Bermakmum bagi yang tidak berqunut sangat menimbulkan berbagai pendapat. Lingkup sosial dan sikap saling menghormati turut ikut serta dalam pembahasan kali ini. Berbagai ayat-ayat Al-Qur'an dan Asunnah tidak luput dari pendapat para mazhab. Maka dari itu sebagai umat muslim menjadikan Al-Qur'an dan Assunnah sebagai dasar atau pedoman dalam melaksanakan kegiatan sebagaimana fungsi dari kitab tersebut.
PEMBAHASAN
Qunut berasal dari bahasa Arab yang artinya berdiri lama, diam, tunduk, doa, dan khusyuk. Menurut istilah, qunut adalah doa yang dibaca oleh umat muslim ketika sedang melaksanakan shalat. Dari sisi hukum, qunut terbagi menjadi tiga yaitu: Qunut subuh, Qunut subuh adalah doa yang dibaca tepat sebelum sujud ketika shalat subuh. Dalam Mazhab Syafi'I, doa qunut sama dengan doa qunut witir. Bersumber dari hadits yang shahih yang diriwayatkan oleh Abu Daud, An Nasa'I, Tirmidzi dan Ahmad.

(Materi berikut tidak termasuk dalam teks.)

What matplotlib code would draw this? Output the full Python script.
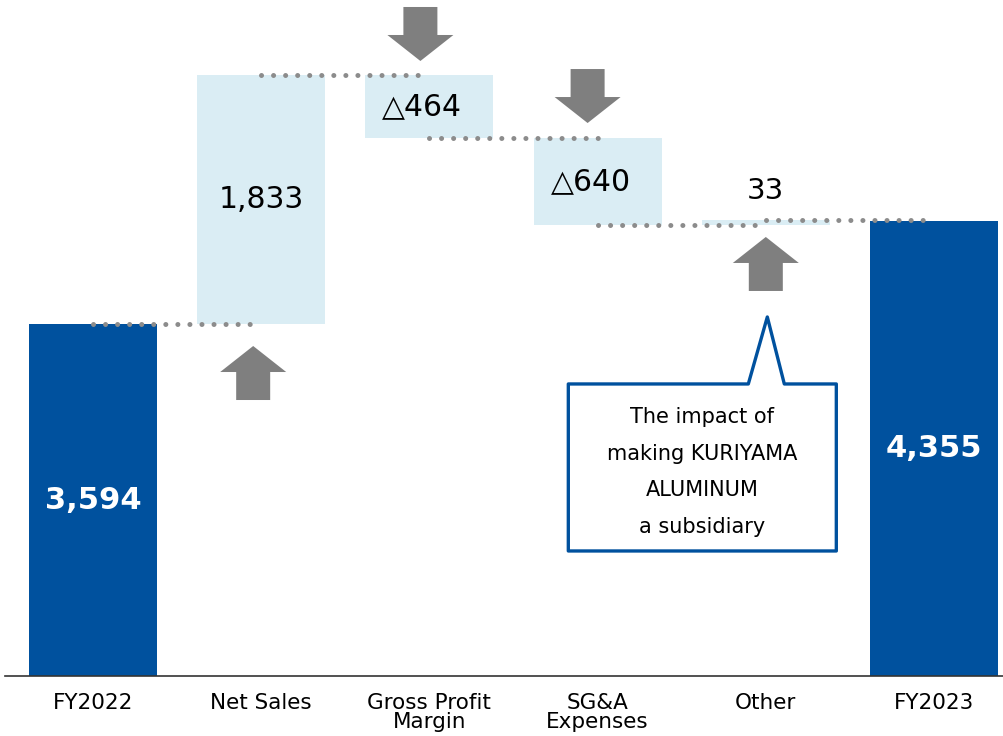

Qunut nazilah, Qunut nazilah adalah qunut yang dilakukan ketika terjadi kejadian yang besar atau menggemparkan seperti peperangan, bencana alam, dan lainnya. Qunut nazilah dilakukan setiap shalat lima waktu. Qunut witir, Qunut witir adalah qunut yang dilakukan ketika sedang mengerjakan shalat witir. Dilihat dari Mazhab Syafai'I, qunut witir dilakukan selama 15 malam terakhir pada bulan Ramadhan setelah shalat tarawih seperti hadits yang diriwayatkan oleh Abu Daud, An-nasa'I, Tirmidzi dan Ahmad (SuaraMuslim, 2019).
Sebagian ulama berpendapat bahwa hukum melaksanakan qunut adalah sunnah yang dirujuk pada sejumlah hadist salah satunya yang diriwayatkan oleh Anas bin Malik "Rasulullah tidak pernah meninggalkan qunut dalam shalat fajar hingga wafat".
Akan tetapi sebagian ulama berpendapat bahwa qunut hukumnya mansukh (telah dihapuskan) dikarenakan terdapat hadist yang menguatkan bahwa tidak adanya qunut subuh. Perbedaan pendapat tersebut bergantung pada mazhab yang dianut oleh seseorang. Perbedaan mazhab bukan menjadi halangan untuk saling menghormati. Maka yang terpenting adalah berpendapat dengan bersumber dari Al-Qur'an dan Sunnah Rasulullah (Fahmi, 2008).
Dari judul yang telah disuguhkan mendapatkan jawaban yang agak dilematis. Keyakinan perihal qunut seorang imam yang meyakini hukumnya adalah Sunnah abd'adl yaitu disunnahkan dalam shalat dan ketika ditinggalkan baik sengaja maupun tidak maka disunnahkan untuk melakukan sujud sahwi yang menjadikan sebagai pengganti qunut. Namun di sisi lain, terdapat makmum yang tidak meyakini qunut sebagai sunnah.
Imam atau makmum yang berqunut maupun tidak harus memiliki landasan ayat. Imam yang tidak mengakui legalitas syar'I membaca doa qunut dalam shalat subuhnya sehingga tidak berqunut sedang makmum mengetahuinya maka apresiasi diberikan bila imam memberikan kesempatan bagi makmum yang berqunut dalam shalat subuhnya. Bagaimana dengan sebaliknya? Makmum mengikuti imam yang tidak berqunut akan tetapi qunutnya bisa digantiakn dengan berdoa memuji Allah SWT.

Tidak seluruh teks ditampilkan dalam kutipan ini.